What's new for 2010 05 04 build:

- Added Bicolor Angelfish (Centropyge bicolor).
- Added Lemonpeel Angelfish (Centropyge flavissima).
- Added Red Stripe Angelfish (Centropyge eibli).
- Added Tibicen Angelfish (Centropyge tibicin).
- Added Multibar Angelfish (Paracentropyge multifasciata).
- Added Half Black Angelfish (Centropyge vroliki).
- Added Singapore Angelfish (Chaetodontoplus mesoleucus).
- Added Yellow Angelfish (Centropyge heraldi).
- Added Rusty Angelfish (Centropyge ferrugata).
- Added Pygmy Yellowtail Angelfish (Centropyge flavicauda).
- Added Flameback/African Pygmy/Orangeback Angelfish (Centropyge acanthops).
- Added Multicolor/Pastel Pygmy Angelfish (Centropyge multicolor).
- Added Black Nox/Midnight Angelfish (Centropyge nox).
- Minimum tank size requirement for Six Line Wrasse has been reduced to 24x12.
- Mouth size of Yellow Tang has been adjusted down. It will not report a warning that it could consume small live species in the same tank.
- Mouth size of Blue Tang has been adjusted down. It will not report a warning that it could consume small live species in the same tank.
- Mouth size of Achilles Tang has been adjusted down. It will not report a warning that it could consume small live species in the same tank.
- When more than one types of tang are present, a warning with a caution is displayed rather than a strong incompatible message.
- Achilles Tang has been marked as a difficult species to maintain.
- Message for Blue Tans about requiring algae has been removed.
- Minimum tank size requirement for sharks have increased significantly.

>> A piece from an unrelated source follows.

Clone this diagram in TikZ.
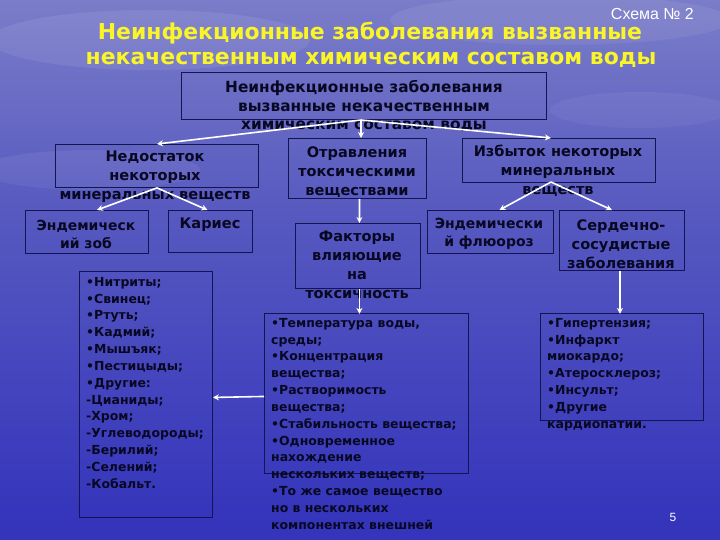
\documentclass[tikz,border=0pt]{standalone}
\usepackage{fontspec}
\setmainfont{DejaVu Sans}
\newfontfamily\lsans{Liberation Sans}
\usetikzlibrary{arrows.meta,calc}
\definecolor{bgA}{RGB}{40,40,176}
\definecolor{bgB}{RGB}{54,54,188}
\definecolor{bgC}{RGB}{88,90,192}
\definecolor{bgD}{RGB}{128,130,202}
\definecolor{bgE}{RGB}{160,164,214}
\definecolor{boxline}{RGB}{20,20,80}
\definecolor{inktext}{RGB}{8,8,35}
\definecolor{ttlyel}{RGB}{250,245,40}
\pgfdeclareverticalshading{bgsh}{100bp}{color(0bp)=(bgA); color(28bp)=(bgB); color(56bp)=(bgC); color(78bp)=(bgD); color(100bp)=(bgE)}
\tikzset{
  boxst/.style={draw=boxline, line width=0.9bp, rectangle, inner sep=0pt},
  txt/.style={text=inktext, font=\bfseries\fontsize{14.6}{19}\selectfont, align=center, inner sep=0pt},
  lsttxt/.style={text=inktext, font=\bfseries\fontsize{12.5}{16.9}\selectfont, align=left, inner sep=0pt, anchor=north west},
  arr/.style={draw=white, line width=1.6bp, -{Stealth[length=6bp,width=6bp]}},
  ttl/.style={font=\bfseries\fontsize{22}{28}\selectfont, inner sep=0pt, text=ttlyel}
}
\begin{document}
\begin{tikzpicture}[x=1bp,y=-1bp]
\useasboundingbox (0,0) rectangle (720,540);
\shade[shading=bgsh] (0,0) rectangle (720,540);
% faint clouds
\fill[white, opacity=0.08] (150,40) ellipse (160 and 30);
\fill[white, opacity=0.07] (560,20) ellipse (170 and 25);
\fill[white, opacity=0.06] (90,170) ellipse (110 and 20);
\fill[white, opacity=0.05] (640,110) ellipse (90 and 18);

% header
\node[text=white, font=\lsans\fontsize{16}{18}\selectfont, anchor=east, inner sep=0pt] (schema) at (694,14) {Схема № 2};
\node[ttl] (t1) at (370,33) {Неинфекционные заболевания вызванные};
\node[ttl] (t2) at (371,60) {некачественным химическим составом воды};

% boxes
\node[boxst, minimum width=365bp, minimum height=47bp, anchor=north west] (top) at (181,72) {};
\node[txt, font=\bfseries\fontsize{15.4}{19}\selectfont] (topt) at (364,106) {Неинфекционные заболевания\\вызванные некачественным\\химическим составом воды};

\node[boxst, minimum width=203bp, minimum height=43bp, anchor=north west] (nedo) at (55,144) {};
\node[txt] (nedot) at (155,177) {Недостаток\\некоторых\\минеральных веществ};

\node[boxst, minimum width=123bp, minimum height=43bp, anchor=north west] (zob) at (25,210) {};
\node[txt, font=\bfseries\fontsize{14}{18}\selectfont] (zobt) at (86,234) {Эндемическ\\ий зоб};

\node[boxst, minimum width=84bp, minimum height=42bp, anchor=north west] (kar) at (168,210) {};
\node[txt] (kart) at (210,225) {Кариес};

\node[boxst, minimum width=138bp, minimum height=60bp, anchor=north west] (otr) at (288,138) {};
\node[txt] (otrt) at (357,172) {Отравления\\токсическими\\веществами};

\node[boxst, minimum width=125bp, minimum height=65bp, anchor=north west] (fak) at (295,223) {};
\node[txt] (fakt) at (357,265) {Факторы\\влияющие\\на\\токсичность};

\node[boxst, minimum width=193bp, minimum height=44bp, anchor=north west] (izb) at (462,138) {};
\node[txt] (izbt) at (558,171) {Избыток некоторых\\минеральных\\веществ};

\node[boxst, minimum width=126bp, minimum height=43bp, anchor=north west] (flu) at (427,210) {};
\node[txt, font=\bfseries\fontsize{14}{18}\selectfont] (flut) at (489,234) {Эндемически\\й флюороз};

\node[boxst, minimum width=125bp, minimum height=60bp, anchor=north west] (serd) at (559,210) {};
\node[txt] (serdt) at (621,244) {Сердечно-\\сосудистые\\заболевания};

\node[boxst, minimum width=133bp, minimum height=246bp, anchor=north west] (lst) at (79,271) {};
\node[lsttxt] (lstt) at (86,277) {•Нитриты;\\•Свинец;\\•Ртуть;\\•Кадмий;\\•Мышъяк;\\•Пестицыды;\\•Другие:\\-Цианиды;\\-Хром;\\-Углеводороды;\\-Берилий;\\-Селений;\\-Кобальт.};

\node[boxst, minimum width=204bp, minimum height=160bp, anchor=north west] (temp) at (264,313) {};
\node[lsttxt] (tempt) at (271,318) {•Температура воды,\\среды;\\•Концентрация\\вещества;\\•Растворимость\\вещества;\\•Стабильность вещества;\\•Одновременное\\нахождение\\ нескольких веществ;\\•То же самое вещество\\но в нескольких\\компонентах внешней};

\node[boxst, minimum width=163bp, minimum height=107bp, anchor=north west] (heart) at (540,313) {};
\node[lsttxt] (heartt) at (547,318) {•Гипертензия;\\•Инфаркт\\миокардо;\\•Атеросклероз;\\•Инсульт;\\•Другие\\кардиопатии.};

\node[text=white, font=\lsans\fontsize{12}{14}\selectfont, inner sep=0pt] (pg) at (673,517) {5};

% connectors
\coordinate (ts) at (361,120);
\draw[arr] (ts) -- (nedo.north);
\draw[arr] (ts) -- (ts |- otr.north);
\draw[arr] (ts) -- ($(izb.north)+(-8,0)$);
\draw[arr] (nedo.south) -- ($(zob.north)+(10,0)$);
\draw[arr] (nedo.south) -- ($(kar.north)+(-3,0)$);
\draw[arr] ($(otr.south)+(2,0)$) -- ($(fak.north)+(1.5,0)$);
\draw[arr] ($(fak.south)+(1.5,0)$) -- ($(fak.south)+(1.5,25)$);
\draw[arr] ($(temp.west)+(0,3)$) -- ($(lst.east)+(0,3)$);
\coordinate (is) at (551,182);
\draw[arr] (is) -- ($(flu.north)+(9,0)$);
\draw[arr] (is) -- ($(serd.north)+(-10,0)$);
\draw[arr] ($(serd.south)+(-2,0)$) -- ($(serd.south)+(-2,43)$);
\end{tikzpicture}
\end{document}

- Total number of species in DB has been increased to 80.

To access the application, please click on AqAdvisor site.

If you have any saltwater species that are missing in AqAdvisor DB, please let me know!!! If you disagree with any of the results produced by AqAdvisor, please let me know that too.


----------



## whatigot (Apr 30, 2010)

Warning: You cannot keep more than 2 of Royal Gramma Basslet.
Warning: Royal Gramma Basslet is not recommended to be with Chalk Basslet - they will show territorial aggression towards its own kind.
Warning: Chalk Basslet is not recommended to be with Royal Gramma Basslet - they will show territorial aggression towards its own kind.

Just wondering where you get your information from?
In my 6 years of experience with these 2 species, all of this is wrong to some degree.


----------



## yhbae (Apr 21, 2010)

whatigot said:


> Warning: You cannot keep more than 2 of Royal Gramma Basslet.
> Warning: Royal Gramma Basslet is not recommended to be with Chalk Basslet - they will show territorial aggression towards its own kind.
> Warning: Chalk Basslet is not recommended to be with Royal Gramma Basslet - they will show territorial aggression towards its own kind.
> 
> ...


The data in the app is still highly experimental. My initial point for the data comes from profile sites (which I understand aren't always accurate). Then users with experience will point out to me the wrong results and I fix those based on the feedback. So AqAdvisor is heavily based on user feedback rather than just copying data from profile sites. The saltwater version is still early in its development so you will continue to see some inconsistent results.

Your feedback has been noted and I'll try to address them. Thanks for the feedback.


----------